One of the areas I track very closely on a regular basis is activist campaigns. Activist investors do not always win the day, but when they do the returns can be quite high. In the small bank area, we have always been aware of the influence of activists and the excess returns they create. There are a few interesting campaigns going on right now in the industry.
I sold my Banc of California (BANC) last year, when the price to book multiples got too high for my taste, but the stock is attracting more attention from its larger investors. I may have to jump back into the stock on further weakness. PL Capital has had an activist stake since 2014 and has asked on several occasions for an investigation into the bank's corporate governance policies and potential improprieties by management and board members. The activist firm has 6.9% of the stock and last month announced it would be nominating tow members to the board.
Now it has some company. Legion Partners Asset Management and the California State Teachers Retirement System have combined to accumulate 6.3% of the bank and expressed "serious concerns with the Issuer's corporate governance, including the extent of related party transactions that appear, to the Reporting Persons, to be largely unchecked by the Issuer's independent directors. In the Reporting Persons' view, such related party transactions evidence substandard corporate governance and make the Reporting Persons question whether the Issuer's Board of Directors (the "Board") is making decisions for the benefit of insiders rather than for the benefit of all stockholders." The filing also noted that the stock is undervalued compared to its peers and has badly underperformed. They want the bank to add some new directors and hire an independent financial advisor.
They also want the bank to form a special committee to consider all strategic alternatives, including a sale. Using my dull pencil, it looks to me like the bank would be worth somewhere between 50% and 100% more than the current stock price in a takeover. I haven't jumped back in just yet, but on any further price weakness, that will change.

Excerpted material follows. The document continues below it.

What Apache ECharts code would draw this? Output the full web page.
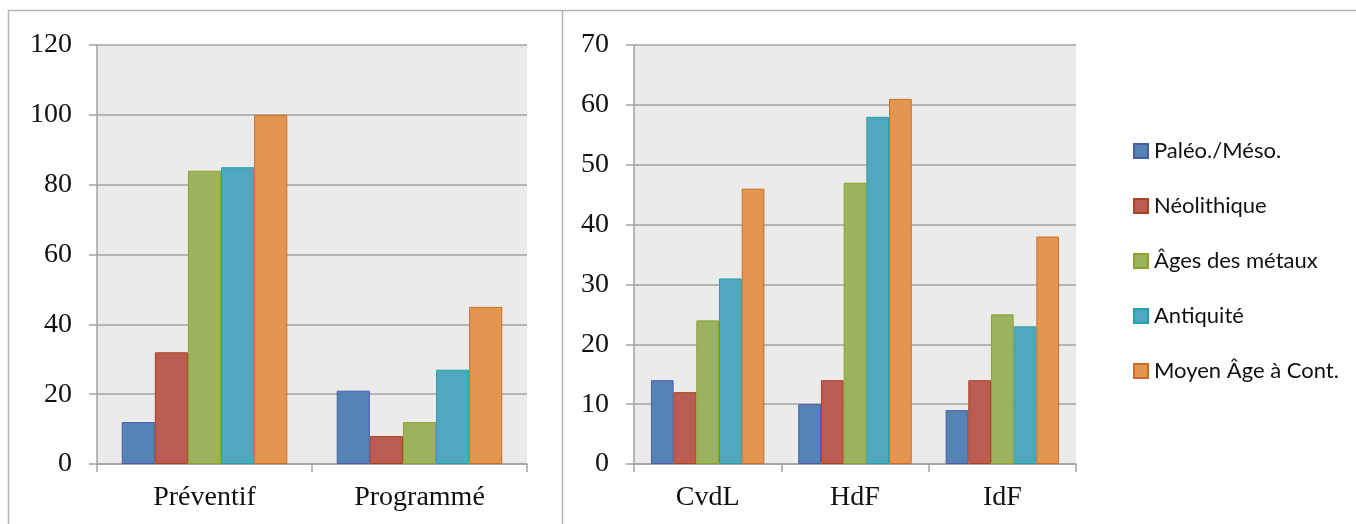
<!DOCTYPE html>
<html>
<head>
<meta charset="utf-8">
<script src="https://cdn.jsdelivr.net/npm/echarts@6/dist/echarts.min.js"></script>
<style>
  html, body { margin: 0; padding: 0; background: #fff; }
  #chart { width: 1356px; height: 524px; }
</style>
</head>
<body>
<div id="chart"></div>
<script>
// Periods (series names)
const periods = ['Paléo./Méso.', 'Néolithique', 'Âges des métaux', 'Antiquité', 'Moyen Âge à Cont.'];

// Left panel: type of operation
const typeCategories = ['Préventif', 'Programmé'];
const paleoByType   = [12, 21];
const neoByType     = [32, 8];
const metauxByType  = [84, 12];
const antiqByType   = [85, 27];
const moyenByType   = [100, 45];

// Right panel: region
const regionCategories = ['CvdL', 'HdF', 'IdF'];
const paleoByRegion  = [14, 10, 9];
const neoByRegion    = [12, 14, 14];
const metauxByRegion = [24, 47, 25];
const antiqByRegion  = [31, 58, 23];
const moyenByRegion  = [46, 61, 38];

const leftTicks  = { min: 0, max: 120, interval: 20 };
const rightTicks = { min: 0, max: 70, interval: 10 };

const fills   = ['#5683B6', '#BA5C52', '#9CB25F', '#4FA8BE', '#E3964F'];
const borders = ['#4A5CA8', '#A8441E', '#8FA02E', '#2A9FA8', '#C86E26'];

const typeSets   = [paleoByType, neoByType, metauxByType, antiqByType, moyenByType];
const regionSets = [paleoByRegion, neoByRegion, metauxByRegion, antiqByRegion, moyenByRegion];

const serif = '"Liberation Serif", "DejaVu Serif", serif';
const gridGray = '#A3A3A3';

function makeXAxis(gridIndex, cats) {
  return {
    type: 'category', gridIndex: gridIndex, data: cats,
    axisLine: { lineStyle: { color: gridGray, width: 1.5 } },
    axisTick: { show: true, length: 8, lineStyle: { color: gridGray, width: 1.5 } },
    axisLabel: { color: '#111', fontFamily: serif, fontSize: 28, margin: 20 }
  };
}
function makeYAxis(gridIndex, t) {
  return {
    type: 'value', gridIndex: gridIndex, min: t.min, max: t.max, interval: t.interval,
    axisLine: { show: true, lineStyle: { color: gridGray, width: 1.5 } },
    axisTick: { show: true, length: 8, lineStyle: { color: gridGray, width: 1.5 } },
    splitLine: { show: true, lineStyle: { color: gridGray, width: 1.5 } },
    axisLabel: { color: '#111', fontFamily: serif, fontSize: 28, margin: 25, padding: [8, 0, 0, 0] }
  };
}

const series = [];
periods.forEach((name, i) => {
  const style = { color: fills[i], borderColor: borders[i], borderWidth: 1 };
  series.push({
    name: name, type: 'bar', xAxisIndex: 0, yAxisIndex: 0,
    data: typeSets[i], itemStyle: style,
    barGap: '0%', barCategoryGap: '23%'
  });
  series.push({
    name: name, type: 'bar', xAxisIndex: 1, yAxisIndex: 1,
    data: regionSets[i], itemStyle: style,
    barGap: '0%', barCategoryGap: '23%'
  });
});

const chart = echarts.init(document.getElementById('chart'));
chart.setOption({
  animation: false,
  backgroundColor: '#fff',
  grid: [
    { left: 97, right: 829, top: 45, bottom: 60, show: true, backgroundColor: '#EBEBEB', borderWidth: 0 },
    { left: 634, right: 280, top: 45, bottom: 60, show: true, backgroundColor: '#EBEBEB', borderWidth: 0 }
  ],
  xAxis: [makeXAxis(0, typeCategories), makeXAxis(1, regionCategories)],
  yAxis: [makeYAxis(0, leftTicks), makeYAxis(1, rightTicks)],
  legend: {
    orient: 'vertical', left: 1128, top: 135,
    itemWidth: 14, itemHeight: 14, itemGap: 33,
    icon: 'rect',
    data: periods,
    textStyle: { fontFamily: 'Lato, "Open Sans", sans-serif', fontSize: 22, color: '#111', padding: [0, 0, 0, 1] }
  },
  graphic: [
    { type: 'line', shape: { x1: 8, y1: 10.5, x2: 1356, y2: 10.5 }, style: { stroke: '#B4B4B4', lineWidth: 1.5 }, silent: true },
    { type: 'line', shape: { x1: 8.5, y1: 10, x2: 8.5, y2: 524 }, style: { stroke: '#B4B4B4', lineWidth: 1.5 }, silent: true },
    { type: 'line', shape: { x1: 562.5, y1: 10, x2: 562.5, y2: 524 }, style: { stroke: '#B4B4B4', lineWidth: 1.5 }, silent: true }
  ],
  series: series
});
</script>
</body>
</html>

There is a fascinating quarrel going on between Joseph Stilwell and HopFed Bancorp (HFBC) . The directors at HopFed sent Mr. Stilwell a letter expressing disappointment that his firm's representative had not taken the bank up on an invitation to meet with CEO John Peck and attempt to work out their differences. They said in the letter: "We acknowledge our Company has work to do, and we are confident HopFed is headed in the right direction. But these misguided personal attacks at a minimum distract our management team and the Board of Directors, taking away from the important work of enhancing shareholder value. Mr. Peck has our full support. We stand behind him and our management team. At the same time, we welcome constructive dialogue as we strive to improve our company."

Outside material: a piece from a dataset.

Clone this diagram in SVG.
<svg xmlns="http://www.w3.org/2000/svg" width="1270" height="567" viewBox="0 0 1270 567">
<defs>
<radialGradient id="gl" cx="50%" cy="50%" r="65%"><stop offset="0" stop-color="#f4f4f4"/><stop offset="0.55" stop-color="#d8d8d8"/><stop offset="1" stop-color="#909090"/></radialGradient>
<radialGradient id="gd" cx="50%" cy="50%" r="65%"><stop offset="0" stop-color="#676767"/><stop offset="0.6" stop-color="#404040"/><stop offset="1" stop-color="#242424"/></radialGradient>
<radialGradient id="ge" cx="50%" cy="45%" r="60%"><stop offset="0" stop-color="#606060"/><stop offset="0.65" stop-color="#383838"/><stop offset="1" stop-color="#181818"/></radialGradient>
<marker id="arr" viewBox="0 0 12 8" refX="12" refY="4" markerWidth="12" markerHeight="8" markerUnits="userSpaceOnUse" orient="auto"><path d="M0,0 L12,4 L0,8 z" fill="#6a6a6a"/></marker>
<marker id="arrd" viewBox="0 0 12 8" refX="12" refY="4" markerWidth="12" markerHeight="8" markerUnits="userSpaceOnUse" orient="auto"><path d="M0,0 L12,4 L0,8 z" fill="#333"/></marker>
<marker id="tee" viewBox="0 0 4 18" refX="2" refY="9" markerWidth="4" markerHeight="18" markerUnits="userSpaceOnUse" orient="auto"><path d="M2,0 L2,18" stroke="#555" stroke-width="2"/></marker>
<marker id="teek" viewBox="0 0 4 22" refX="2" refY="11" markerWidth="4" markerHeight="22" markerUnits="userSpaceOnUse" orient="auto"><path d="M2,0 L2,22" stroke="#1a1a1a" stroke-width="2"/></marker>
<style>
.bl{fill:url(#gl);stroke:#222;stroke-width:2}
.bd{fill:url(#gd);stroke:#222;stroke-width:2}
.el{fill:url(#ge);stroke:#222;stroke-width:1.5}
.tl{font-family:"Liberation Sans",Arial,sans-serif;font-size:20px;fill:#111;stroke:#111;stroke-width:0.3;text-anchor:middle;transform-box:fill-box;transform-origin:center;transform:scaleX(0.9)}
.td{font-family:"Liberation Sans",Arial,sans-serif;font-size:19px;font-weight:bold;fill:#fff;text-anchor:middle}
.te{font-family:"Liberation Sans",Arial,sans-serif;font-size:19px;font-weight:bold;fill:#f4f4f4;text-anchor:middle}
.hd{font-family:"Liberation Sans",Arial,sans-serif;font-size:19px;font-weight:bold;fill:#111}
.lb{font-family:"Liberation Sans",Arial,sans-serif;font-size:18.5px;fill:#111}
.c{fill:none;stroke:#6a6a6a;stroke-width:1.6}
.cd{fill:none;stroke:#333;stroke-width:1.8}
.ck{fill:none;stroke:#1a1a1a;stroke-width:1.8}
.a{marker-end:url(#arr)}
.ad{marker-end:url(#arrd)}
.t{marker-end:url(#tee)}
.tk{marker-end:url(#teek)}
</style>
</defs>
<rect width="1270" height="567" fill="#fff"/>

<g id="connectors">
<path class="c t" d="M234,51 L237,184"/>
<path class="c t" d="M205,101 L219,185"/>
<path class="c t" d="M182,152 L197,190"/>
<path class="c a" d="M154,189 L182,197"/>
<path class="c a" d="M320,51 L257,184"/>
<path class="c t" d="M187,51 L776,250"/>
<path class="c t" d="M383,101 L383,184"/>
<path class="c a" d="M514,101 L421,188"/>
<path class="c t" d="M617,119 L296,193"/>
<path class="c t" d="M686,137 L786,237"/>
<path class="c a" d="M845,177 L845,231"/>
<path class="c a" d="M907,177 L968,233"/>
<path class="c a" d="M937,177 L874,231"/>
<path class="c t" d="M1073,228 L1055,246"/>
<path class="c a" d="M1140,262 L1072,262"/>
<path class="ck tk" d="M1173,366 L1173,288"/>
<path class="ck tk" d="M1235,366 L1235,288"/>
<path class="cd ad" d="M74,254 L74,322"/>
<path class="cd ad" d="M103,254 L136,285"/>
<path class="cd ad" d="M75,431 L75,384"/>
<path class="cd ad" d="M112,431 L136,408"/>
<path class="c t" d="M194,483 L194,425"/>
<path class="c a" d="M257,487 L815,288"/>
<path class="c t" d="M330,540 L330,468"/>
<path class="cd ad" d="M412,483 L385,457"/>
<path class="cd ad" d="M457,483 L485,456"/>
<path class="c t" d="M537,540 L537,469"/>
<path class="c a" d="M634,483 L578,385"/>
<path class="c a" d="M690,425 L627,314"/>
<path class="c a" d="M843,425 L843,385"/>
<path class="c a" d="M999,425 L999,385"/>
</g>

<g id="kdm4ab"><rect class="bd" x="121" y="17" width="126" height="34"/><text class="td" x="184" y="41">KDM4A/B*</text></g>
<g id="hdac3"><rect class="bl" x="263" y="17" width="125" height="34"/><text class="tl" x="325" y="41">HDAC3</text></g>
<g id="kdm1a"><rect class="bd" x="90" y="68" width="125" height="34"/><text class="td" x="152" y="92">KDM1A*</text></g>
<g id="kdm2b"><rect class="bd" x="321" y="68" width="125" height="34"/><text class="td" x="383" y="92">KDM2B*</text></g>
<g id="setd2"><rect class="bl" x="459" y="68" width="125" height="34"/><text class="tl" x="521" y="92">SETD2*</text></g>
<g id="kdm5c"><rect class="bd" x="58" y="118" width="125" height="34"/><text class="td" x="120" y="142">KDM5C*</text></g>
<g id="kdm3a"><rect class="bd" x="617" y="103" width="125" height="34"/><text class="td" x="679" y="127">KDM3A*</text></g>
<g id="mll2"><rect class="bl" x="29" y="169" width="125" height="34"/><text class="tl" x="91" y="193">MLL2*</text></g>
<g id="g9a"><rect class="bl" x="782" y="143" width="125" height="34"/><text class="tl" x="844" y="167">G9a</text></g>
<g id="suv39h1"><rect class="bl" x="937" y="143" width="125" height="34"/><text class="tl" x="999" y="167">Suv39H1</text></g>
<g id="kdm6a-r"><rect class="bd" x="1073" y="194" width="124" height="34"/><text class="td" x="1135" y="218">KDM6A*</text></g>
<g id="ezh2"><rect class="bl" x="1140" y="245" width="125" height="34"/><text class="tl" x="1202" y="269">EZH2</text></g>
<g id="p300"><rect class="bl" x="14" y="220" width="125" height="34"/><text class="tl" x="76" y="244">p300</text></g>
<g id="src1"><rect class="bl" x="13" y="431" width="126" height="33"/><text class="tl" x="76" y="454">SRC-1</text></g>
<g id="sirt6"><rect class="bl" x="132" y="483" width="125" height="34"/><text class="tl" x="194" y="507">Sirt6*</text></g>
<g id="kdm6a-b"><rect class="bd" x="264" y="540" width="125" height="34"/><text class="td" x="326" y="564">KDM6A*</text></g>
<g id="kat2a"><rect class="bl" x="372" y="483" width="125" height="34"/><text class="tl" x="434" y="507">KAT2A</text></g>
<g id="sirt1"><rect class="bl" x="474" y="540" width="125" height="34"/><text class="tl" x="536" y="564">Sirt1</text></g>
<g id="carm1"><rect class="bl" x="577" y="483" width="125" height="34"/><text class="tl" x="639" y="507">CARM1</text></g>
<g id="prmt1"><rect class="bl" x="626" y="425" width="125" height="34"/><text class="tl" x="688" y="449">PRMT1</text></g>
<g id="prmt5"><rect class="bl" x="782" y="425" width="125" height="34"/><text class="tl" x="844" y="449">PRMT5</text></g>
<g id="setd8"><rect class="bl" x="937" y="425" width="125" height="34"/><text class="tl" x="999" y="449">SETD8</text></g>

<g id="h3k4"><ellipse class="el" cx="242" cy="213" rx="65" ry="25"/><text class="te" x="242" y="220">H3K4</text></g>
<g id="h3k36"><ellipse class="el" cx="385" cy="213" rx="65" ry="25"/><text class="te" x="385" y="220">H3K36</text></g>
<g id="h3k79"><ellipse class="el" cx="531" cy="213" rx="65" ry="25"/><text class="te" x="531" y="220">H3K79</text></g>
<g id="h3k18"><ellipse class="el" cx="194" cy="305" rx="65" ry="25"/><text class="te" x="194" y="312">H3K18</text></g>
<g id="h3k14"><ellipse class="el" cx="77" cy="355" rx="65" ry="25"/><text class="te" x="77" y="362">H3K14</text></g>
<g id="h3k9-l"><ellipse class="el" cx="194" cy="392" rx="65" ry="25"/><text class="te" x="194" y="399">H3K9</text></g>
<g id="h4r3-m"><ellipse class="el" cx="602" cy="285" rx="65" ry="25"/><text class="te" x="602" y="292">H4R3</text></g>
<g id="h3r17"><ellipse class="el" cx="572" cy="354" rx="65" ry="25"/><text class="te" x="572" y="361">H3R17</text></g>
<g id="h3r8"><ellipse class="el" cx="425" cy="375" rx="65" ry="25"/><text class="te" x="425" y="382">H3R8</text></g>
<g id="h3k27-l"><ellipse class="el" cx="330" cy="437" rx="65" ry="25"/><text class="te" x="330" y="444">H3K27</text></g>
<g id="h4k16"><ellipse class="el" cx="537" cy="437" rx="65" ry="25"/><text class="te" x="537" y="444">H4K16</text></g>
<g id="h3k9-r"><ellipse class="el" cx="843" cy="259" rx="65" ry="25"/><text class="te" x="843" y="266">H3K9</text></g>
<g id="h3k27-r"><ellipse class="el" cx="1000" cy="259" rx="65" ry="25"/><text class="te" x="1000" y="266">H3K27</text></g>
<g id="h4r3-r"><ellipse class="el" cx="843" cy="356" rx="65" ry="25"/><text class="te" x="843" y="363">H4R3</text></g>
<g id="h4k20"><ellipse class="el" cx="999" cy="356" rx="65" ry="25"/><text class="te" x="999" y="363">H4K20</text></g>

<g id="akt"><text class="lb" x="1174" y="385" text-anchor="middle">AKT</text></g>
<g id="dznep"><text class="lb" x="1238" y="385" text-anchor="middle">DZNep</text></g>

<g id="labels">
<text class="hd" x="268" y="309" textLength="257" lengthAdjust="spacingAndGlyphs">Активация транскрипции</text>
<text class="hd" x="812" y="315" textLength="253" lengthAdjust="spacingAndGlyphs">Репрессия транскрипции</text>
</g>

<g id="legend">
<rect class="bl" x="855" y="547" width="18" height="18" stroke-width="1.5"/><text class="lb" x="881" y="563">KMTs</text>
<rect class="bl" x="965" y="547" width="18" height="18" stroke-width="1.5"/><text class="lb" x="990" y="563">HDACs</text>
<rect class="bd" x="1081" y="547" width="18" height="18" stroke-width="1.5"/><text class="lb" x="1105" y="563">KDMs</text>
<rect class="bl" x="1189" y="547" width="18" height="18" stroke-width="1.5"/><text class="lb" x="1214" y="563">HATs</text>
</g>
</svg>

They made reference to the fact that the bank has been able to grow assets since Mr. Peck took over. The letter noted that the bank increased from $230.0 million in total assets in 2000 to total assets of $871.9 million today. That is an increase of 279% under Mr. Peck's leadership.
Mr. Stilwell is known for sharp letters to bank boards and management, and his reply did not disappoint. He wrote to the directors saying: "I'll address the items from your letter in the order you raised them. First, you seem to be misinformed regarding Megan Parisi's exchanges with John Peck. To elaborate on Megan's refusal to meet without first hearing Mr. Peck's proposal(s): we've been offered 'greenmail' by Mr. Peck twice -- which is once more than we're used to, and we found that distasteful, nay, offensive. Megan was trying to avoid another meeting where Mr. Peck offered us 'greenmail' again, and given our experience with Mr. Peck, I believe she made a fair demand before meeting. "
"Second, any fool can grow a bank substantially in asset size over 16 years. The fact that you equate asset size to 'enhancing long-term shareholder value' -- as opposed to per share book value or per share earnings or return on equity or return on assets -- is perhaps why you don't understand what a truly poor job Mr. Peck has been doing."
He has been calling for a sale of the bank for some time. Once again, my quick, dull pencil calculation indicates an upside of at least 50% in a deal. The bank's proximity to the red-hot Nashville market could make it a very attractive target if it were put on the block. I own this and I think you can buy the stock here, as the shareholder list contains other bank stock activists and specialists who are likely to vote for a sale if push comes to shove -- and with Mr. Stilwell, it often does.